NOTE: Kids are hardwired to be different from everyone else, both personality- and character-wise. Parents’ behavior expectations such as “why can’t you be more like (sibling)” are more damaging than productive. Such comparison comments convince a child they are inadequate, which can follow for life.
Personality as shaped into final form after puberty by associating and seeking success with peers. Accepting and adopting peer values and expectations works as if a vacuum. The stronger the character developed with mom’s earlier guidance, the less the vacuum effect and greater the natural resistance to teen peer pressures and expectations. The weaker a child’s adult-like character, then the more prone to accepting and adopting adolescent and adult-unfriendly behaviors, and the more likely he becomes an adultolescent—permanently frayed around the edges of his behavior: physical adult but mental adolescent.

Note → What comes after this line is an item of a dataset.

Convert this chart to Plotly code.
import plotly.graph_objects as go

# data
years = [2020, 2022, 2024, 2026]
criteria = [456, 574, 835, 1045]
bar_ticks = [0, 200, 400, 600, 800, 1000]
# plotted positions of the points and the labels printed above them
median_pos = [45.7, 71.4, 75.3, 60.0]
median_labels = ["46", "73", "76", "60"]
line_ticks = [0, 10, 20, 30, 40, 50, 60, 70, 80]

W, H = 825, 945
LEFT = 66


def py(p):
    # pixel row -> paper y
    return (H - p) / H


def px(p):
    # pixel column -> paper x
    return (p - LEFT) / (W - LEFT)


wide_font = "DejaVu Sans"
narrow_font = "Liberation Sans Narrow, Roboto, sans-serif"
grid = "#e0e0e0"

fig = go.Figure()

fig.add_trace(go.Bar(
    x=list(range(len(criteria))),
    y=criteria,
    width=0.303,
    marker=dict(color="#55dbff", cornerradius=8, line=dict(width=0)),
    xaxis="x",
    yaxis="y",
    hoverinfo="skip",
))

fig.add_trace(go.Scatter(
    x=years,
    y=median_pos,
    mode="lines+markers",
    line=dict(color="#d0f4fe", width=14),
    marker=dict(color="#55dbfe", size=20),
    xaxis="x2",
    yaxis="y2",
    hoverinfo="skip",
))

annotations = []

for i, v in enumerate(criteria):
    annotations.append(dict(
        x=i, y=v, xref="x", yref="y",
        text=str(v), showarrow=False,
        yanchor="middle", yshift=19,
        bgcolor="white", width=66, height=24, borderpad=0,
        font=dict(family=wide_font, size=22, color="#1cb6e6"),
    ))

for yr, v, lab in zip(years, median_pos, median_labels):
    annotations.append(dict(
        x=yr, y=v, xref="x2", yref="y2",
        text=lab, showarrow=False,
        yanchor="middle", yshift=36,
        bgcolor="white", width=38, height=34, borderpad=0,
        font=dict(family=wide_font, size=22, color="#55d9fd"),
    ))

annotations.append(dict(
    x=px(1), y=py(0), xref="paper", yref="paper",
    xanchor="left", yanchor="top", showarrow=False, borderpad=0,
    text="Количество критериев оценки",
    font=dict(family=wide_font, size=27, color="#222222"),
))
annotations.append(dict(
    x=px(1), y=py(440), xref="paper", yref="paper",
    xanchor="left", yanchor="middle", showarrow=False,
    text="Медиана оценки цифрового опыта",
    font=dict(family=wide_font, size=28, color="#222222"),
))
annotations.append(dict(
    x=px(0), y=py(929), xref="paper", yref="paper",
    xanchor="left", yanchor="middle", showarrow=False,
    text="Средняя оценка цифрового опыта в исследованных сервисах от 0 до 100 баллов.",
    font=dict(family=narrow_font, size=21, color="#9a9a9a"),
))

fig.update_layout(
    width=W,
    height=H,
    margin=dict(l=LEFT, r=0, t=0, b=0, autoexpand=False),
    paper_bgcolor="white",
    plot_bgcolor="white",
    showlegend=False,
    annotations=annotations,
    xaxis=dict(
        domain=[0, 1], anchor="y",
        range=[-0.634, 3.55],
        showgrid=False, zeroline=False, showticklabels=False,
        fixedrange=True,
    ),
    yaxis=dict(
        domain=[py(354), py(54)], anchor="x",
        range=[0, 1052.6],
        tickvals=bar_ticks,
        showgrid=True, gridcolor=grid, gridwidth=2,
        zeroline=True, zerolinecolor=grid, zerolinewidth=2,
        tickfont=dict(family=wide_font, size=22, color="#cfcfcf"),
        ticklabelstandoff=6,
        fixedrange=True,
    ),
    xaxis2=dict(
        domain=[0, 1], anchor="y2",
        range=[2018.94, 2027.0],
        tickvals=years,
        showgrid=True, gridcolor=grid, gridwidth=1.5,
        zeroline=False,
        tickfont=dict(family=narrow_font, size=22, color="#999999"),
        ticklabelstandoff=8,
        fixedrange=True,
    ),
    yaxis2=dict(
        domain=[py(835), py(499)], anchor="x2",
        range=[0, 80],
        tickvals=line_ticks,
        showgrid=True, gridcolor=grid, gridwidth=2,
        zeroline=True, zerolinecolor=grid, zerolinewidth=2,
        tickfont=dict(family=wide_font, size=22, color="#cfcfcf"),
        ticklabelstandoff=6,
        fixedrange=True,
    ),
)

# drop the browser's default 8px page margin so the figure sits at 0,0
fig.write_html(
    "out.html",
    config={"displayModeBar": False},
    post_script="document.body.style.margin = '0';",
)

Consequently, the hand that rocks the cradle rocks the world and as women go so goes society—but as mothers go is a more precise statement. MLaRowe has it right.
OP-ED: If we should ever decide to restore the glory due to motherhood, we should start with getting rid of t-shirts over pregnant bellies. Let’s restore expectant motherhood to its high place in family and society. Put prospective mothers in unique and pretty attire, such as smocks used to do and feminine modesty amplified that pregnant-only glow on her face.
Why focus the attention on the baby before birth? It’s more proper to honor her well-earned, easily recognized, extraordinary glow over many months. She earns and should receive it. Not for delivery but for moving pleasantly forward on such a salutary achievement.
Honor expectancy first; father did it but she gets all the glory. Honor delivery second; mom did it and infant gets all the attention while mom get virtually no more except sore. So, pay it forward for mom before delivery. Attention for the infant awaits its dramatic appearance.
Mothers deserve far more respectful attention out of the rest of us than they are getting.
*Now, if we’d just learn to vote for character rather than personality, we might be able to save America and Western civilization.
**Just an aside about a mom’s sacrifice: If you’ve not seen it, try “Gifted Hands: The Ben Carson Story.”